# Data segment
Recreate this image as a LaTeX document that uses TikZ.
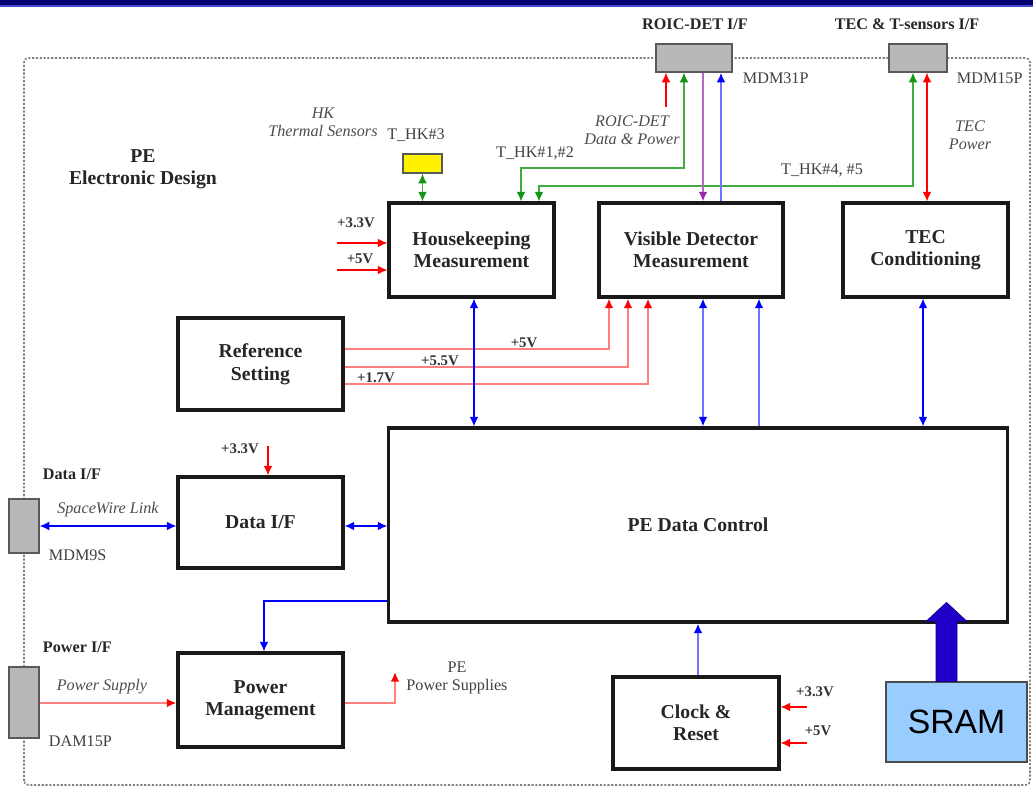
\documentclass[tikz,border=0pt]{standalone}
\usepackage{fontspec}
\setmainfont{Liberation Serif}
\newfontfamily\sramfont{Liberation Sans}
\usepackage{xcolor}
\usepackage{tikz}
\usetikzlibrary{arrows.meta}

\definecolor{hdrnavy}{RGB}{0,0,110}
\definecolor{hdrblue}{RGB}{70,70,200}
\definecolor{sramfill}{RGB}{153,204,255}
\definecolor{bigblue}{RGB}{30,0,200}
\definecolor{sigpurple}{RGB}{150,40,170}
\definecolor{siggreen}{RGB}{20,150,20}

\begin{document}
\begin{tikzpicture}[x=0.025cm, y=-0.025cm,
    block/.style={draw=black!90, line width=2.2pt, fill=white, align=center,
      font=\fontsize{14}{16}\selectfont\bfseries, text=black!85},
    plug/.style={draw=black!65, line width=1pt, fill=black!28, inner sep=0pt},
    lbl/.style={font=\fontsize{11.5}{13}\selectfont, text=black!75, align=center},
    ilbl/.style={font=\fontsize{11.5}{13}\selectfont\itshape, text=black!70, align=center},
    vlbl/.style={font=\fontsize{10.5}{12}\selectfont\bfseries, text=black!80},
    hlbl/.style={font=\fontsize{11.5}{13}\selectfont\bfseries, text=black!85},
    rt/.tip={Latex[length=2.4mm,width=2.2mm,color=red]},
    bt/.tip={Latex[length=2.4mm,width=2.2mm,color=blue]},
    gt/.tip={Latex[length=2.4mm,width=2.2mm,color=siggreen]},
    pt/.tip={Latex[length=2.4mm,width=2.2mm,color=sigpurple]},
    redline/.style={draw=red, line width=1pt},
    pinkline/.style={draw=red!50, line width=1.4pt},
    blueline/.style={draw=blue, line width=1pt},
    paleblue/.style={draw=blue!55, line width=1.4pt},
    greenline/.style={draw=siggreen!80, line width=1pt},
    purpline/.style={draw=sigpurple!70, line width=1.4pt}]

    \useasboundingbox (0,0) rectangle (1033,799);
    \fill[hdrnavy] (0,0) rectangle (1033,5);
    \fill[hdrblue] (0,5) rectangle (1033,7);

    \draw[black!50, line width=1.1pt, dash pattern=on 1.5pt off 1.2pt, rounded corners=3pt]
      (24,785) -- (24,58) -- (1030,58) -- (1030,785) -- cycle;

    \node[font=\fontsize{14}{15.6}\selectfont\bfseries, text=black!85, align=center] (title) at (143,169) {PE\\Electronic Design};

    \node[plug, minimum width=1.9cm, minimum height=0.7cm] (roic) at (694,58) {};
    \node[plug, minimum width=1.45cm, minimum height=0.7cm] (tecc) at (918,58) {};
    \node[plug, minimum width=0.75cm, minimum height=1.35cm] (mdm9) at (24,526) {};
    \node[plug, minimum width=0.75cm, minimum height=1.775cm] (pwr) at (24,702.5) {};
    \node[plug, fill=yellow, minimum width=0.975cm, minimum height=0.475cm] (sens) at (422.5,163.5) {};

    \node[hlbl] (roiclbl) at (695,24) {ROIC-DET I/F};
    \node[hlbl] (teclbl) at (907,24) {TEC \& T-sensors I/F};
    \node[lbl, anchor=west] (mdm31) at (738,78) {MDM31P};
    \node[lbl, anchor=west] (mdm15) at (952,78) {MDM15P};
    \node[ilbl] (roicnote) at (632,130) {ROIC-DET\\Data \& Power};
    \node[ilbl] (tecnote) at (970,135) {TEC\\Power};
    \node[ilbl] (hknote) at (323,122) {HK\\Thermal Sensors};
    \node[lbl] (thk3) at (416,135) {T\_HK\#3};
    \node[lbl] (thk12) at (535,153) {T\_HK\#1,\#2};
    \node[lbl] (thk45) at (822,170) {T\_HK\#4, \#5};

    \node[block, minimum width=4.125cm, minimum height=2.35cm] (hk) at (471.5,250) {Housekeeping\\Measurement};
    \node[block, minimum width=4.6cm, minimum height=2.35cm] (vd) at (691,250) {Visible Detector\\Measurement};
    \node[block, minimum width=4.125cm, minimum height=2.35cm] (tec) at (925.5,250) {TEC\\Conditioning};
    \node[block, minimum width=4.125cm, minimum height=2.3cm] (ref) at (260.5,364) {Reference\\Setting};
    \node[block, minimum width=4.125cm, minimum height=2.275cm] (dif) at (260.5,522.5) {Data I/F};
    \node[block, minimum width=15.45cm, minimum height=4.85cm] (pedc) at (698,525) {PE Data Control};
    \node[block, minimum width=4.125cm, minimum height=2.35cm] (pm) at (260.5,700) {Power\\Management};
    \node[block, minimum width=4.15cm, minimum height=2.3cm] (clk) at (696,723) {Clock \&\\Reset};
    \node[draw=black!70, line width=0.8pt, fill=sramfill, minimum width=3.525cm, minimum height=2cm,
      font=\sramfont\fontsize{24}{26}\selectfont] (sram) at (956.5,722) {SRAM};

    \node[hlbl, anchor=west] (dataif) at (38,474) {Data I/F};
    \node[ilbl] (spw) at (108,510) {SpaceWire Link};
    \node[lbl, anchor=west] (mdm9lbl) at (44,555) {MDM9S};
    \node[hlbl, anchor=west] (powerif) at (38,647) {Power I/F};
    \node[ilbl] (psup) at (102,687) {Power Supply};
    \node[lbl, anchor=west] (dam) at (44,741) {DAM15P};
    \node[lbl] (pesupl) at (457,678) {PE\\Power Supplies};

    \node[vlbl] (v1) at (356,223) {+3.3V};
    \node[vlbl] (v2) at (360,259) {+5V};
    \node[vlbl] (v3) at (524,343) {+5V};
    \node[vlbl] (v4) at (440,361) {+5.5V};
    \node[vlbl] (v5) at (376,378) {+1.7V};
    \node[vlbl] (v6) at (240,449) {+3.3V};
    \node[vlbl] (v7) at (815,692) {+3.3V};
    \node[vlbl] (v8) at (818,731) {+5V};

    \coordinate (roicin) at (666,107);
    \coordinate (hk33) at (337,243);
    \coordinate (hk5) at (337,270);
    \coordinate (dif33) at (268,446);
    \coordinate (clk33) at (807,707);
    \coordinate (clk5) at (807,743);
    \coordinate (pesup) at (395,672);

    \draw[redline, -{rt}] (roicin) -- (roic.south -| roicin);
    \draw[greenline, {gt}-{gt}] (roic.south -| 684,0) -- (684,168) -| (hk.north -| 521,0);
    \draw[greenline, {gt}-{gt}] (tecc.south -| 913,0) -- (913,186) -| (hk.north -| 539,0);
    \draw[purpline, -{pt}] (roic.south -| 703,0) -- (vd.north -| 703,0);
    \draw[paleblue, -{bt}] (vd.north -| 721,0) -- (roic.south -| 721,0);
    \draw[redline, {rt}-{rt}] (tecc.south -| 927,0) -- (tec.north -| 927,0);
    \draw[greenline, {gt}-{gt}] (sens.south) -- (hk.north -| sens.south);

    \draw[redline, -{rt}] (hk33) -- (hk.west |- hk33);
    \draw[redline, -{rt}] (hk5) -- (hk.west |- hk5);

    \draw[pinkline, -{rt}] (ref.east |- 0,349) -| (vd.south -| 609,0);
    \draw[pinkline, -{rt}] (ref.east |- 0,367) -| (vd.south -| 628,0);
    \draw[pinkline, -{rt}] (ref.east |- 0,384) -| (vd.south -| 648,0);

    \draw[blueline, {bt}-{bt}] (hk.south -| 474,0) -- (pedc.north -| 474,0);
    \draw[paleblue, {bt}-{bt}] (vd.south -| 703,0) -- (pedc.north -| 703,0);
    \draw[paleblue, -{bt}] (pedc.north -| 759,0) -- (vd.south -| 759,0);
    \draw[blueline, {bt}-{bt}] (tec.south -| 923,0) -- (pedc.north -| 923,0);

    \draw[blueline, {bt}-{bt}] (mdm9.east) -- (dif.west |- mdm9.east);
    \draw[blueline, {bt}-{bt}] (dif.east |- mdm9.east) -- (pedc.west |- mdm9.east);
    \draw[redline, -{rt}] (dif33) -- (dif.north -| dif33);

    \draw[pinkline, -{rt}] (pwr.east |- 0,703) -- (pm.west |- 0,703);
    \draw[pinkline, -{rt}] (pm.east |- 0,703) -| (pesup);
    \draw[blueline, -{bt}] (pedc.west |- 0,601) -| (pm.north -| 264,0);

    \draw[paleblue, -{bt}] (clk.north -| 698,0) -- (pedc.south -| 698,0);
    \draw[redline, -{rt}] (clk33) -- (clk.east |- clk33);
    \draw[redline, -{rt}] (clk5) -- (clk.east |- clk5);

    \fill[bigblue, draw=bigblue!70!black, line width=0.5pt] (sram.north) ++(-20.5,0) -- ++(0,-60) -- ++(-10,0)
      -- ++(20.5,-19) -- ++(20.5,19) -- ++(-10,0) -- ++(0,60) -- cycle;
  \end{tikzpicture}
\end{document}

# Your instructions
Give again, word for word, every line from the top of the data above to the line holding "text=black!85, align=center] (title)", inclusive, with the pictures left out.

# The response
Recreate this image as a LaTeX document that uses TikZ.
\documentclass[tikz,border=0pt]{standalone}
\usepackage{fontspec}
\setmainfont{Liberation Serif}
\newfontfamily\sramfont{Liberation Sans}
\usepackage{xcolor}
\usepackage{tikz}
\usetikzlibrary{arrows.meta}

\definecolor{hdrnavy}{RGB}{0,0,110}
\definecolor{hdrblue}{RGB}{70,70,200}
\definecolor{sramfill}{RGB}{153,204,255}
\definecolor{bigblue}{RGB}{30,0,200}
\definecolor{sigpurple}{RGB}{150,40,170}
\definecolor{siggreen}{RGB}{20,150,20}

\begin{document}
\begin{tikzpicture}[x=0.025cm, y=-0.025cm,
    block/.style={draw=black!90, line width=2.2pt, fill=white, align=center,
      font=\fontsize{14}{16}\selectfont\bfseries, text=black!85},
    plug/.style={draw=black!65, line width=1pt, fill=black!28, inner sep=0pt},
    lbl/.style={font=\fontsize{11.5}{13}\selectfont, text=black!75, align=center},
    ilbl/.style={font=\fontsize{11.5}{13}\selectfont\itshape, text=black!70, align=center},
    vlbl/.style={font=\fontsize{10.5}{12}\selectfont\bfseries, text=black!80},
    hlbl/.style={font=\fontsize{11.5}{13}\selectfont\bfseries, text=black!85},
    rt/.tip={Latex[length=2.4mm,width=2.2mm,color=red]},
    bt/.tip={Latex[length=2.4mm,width=2.2mm,color=blue]},
    gt/.tip={Latex[length=2.4mm,width=2.2mm,color=siggreen]},
    pt/.tip={Latex[length=2.4mm,width=2.2mm,color=sigpurple]},
    redline/.style={draw=red, line width=1pt},
    pinkline/.style={draw=red!50, line width=1.4pt},
    blueline/.style={draw=blue, line width=1pt},
    paleblue/.style={draw=blue!55, line width=1.4pt},
    greenline/.style={draw=siggreen!80, line width=1pt},
    purpline/.style={draw=sigpurple!70, line width=1.4pt}]

    \useasboundingbox (0,0) rectangle (1033,799);
    \fill[hdrnavy] (0,0) rectangle (1033,5);
    \fill[hdrblue] (0,5) rectangle (1033,7);

    \draw[black!50, line width=1.1pt, dash pattern=on 1.5pt off 1.2pt, rounded corners=3pt]
      (24,785) -- (24,58) -- (1030,58) -- (1030,785) -- cycle;

    \node[font=\fontsize{14}{15.6}\selectfont\bfseries, text=black!85, align=center] (title) at (143,169) {PE\\Electronic Design};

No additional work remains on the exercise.